PRIVATE BANKS CRR to decrease, govt deposit to increase

The government on Sunday decided that the mandatory cash reserve requirement of commercial banks would be reduced to 5.5 per cent of their deposits from the existing 6.5 per cent and state agencies would deposit 50 per cent of their funds instead of the existing 25 per cent, in private banks.
Finance minister AMA Muhith disclosed the decisions made following demands from Bangladesh Association of Banks while experts said that the decisions contradicted Bangladesh Bank’s policy on credit and would create scopes for more loan scams and capital flight in the crucial election year.
Muhith made the disclosure while talking to reporters after a ‘follow-up’ meeting with the association of private bank owners at a city hotel.
Bangladesh Bank governor Fazle Kabir, prime minister’s privatisation affairs adviser Salman F Rahman and association representatives, including its chairman Md Nazrul Islam Mazumder, were present during the announcement.
Muhith said that Salman F Rahman insisted on the cash reserve requirement which would be reviewed in June. 
Earlier on Friday, the association asked the finance minister to meet the demands on pretext of liquidity crisis in the banking sector at a meeting at an alternative venue, Jabbar Tower at Gulshan-1 instead of the scheduled venue, Hotel Sonargaon, following the demand by association leaders. 
Experts noted that the association’s claim of liquidity crisis was not correct as there was enough liquidity in banks except a few like Farmers Bank which failed to repay more than Tk 852 crore of deposits to the clients because of loan scams. 
They said that the central bank was struggling as the private sector credit growth was hovering around 18 per cent against the target of 16 per cent in December 2017.
The experts noted that the decision to cut the cash reserve requirement by 1 percentage point would increase flow of money by Tk 10,000 crore in the money market and would have multiplying impacts.

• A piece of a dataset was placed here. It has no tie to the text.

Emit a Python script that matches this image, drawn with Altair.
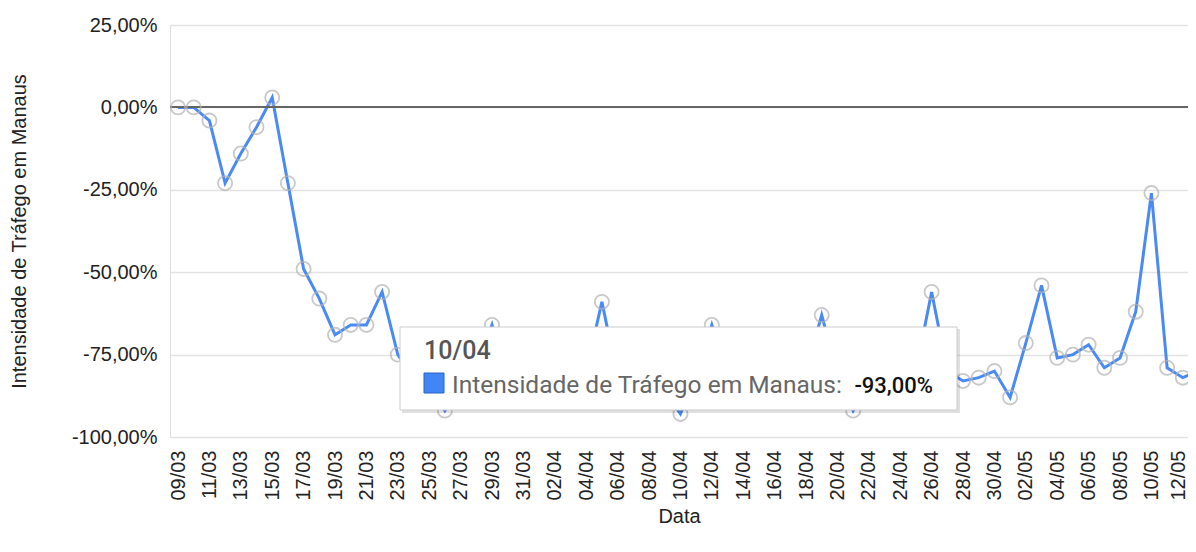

Former interim government adviser Mirza Azizul Islam said that the additional money would be invested in unproductive sector in the election year and smuggled out of the country.
Washington-based Global Financial Integrity in its report released on May 1, 2017 said that illicit capital flight from Bangladesh was on the rise from 2007 and continued until 2013 when the highest $9.66 billion was siphoned off.
Former central bank governor Salehuddin Ahmed doubted if the central bank was given chance for adequate analysis before cutting the cash reserve requirement, which, according to him, was an effective tool for the central bank to protect the depositors’ interest.
He noted that the central bank weakened the safeguard by slashing the cash reserve requirement.
The experts said that the government decision to deposit 50 per cent of the state agencies’ funds in private banks would lead many state agencies into crisis, as faced by environment ministry and Bangladesh Telecom Regulatory Commission because of Farmers Bank’s failure to repay their deposits.
Former Bangladesh Bank deputy governor Ibrahim Khaled said that there should be no mandatory lowest limit for state-owned agencies for keeping deposit in private banks.
The state-run agencies should be given scope to increase their deposit in the private banks on condition of bank-client relationship to be monitored properly by the central bank, he said.
Bangladesh Institute of Bank Management director general Toufic Ahmad Choudhury said that the demands by the association of banks were nothing but to exploit the government again ahead of the next general election.
In January, the government in parliament passed a bill, pursued by the association, enabling four members of a family, instead of two, to be directors of a bank and hold the post of directors for three consecutive terms or nine years instead of six years.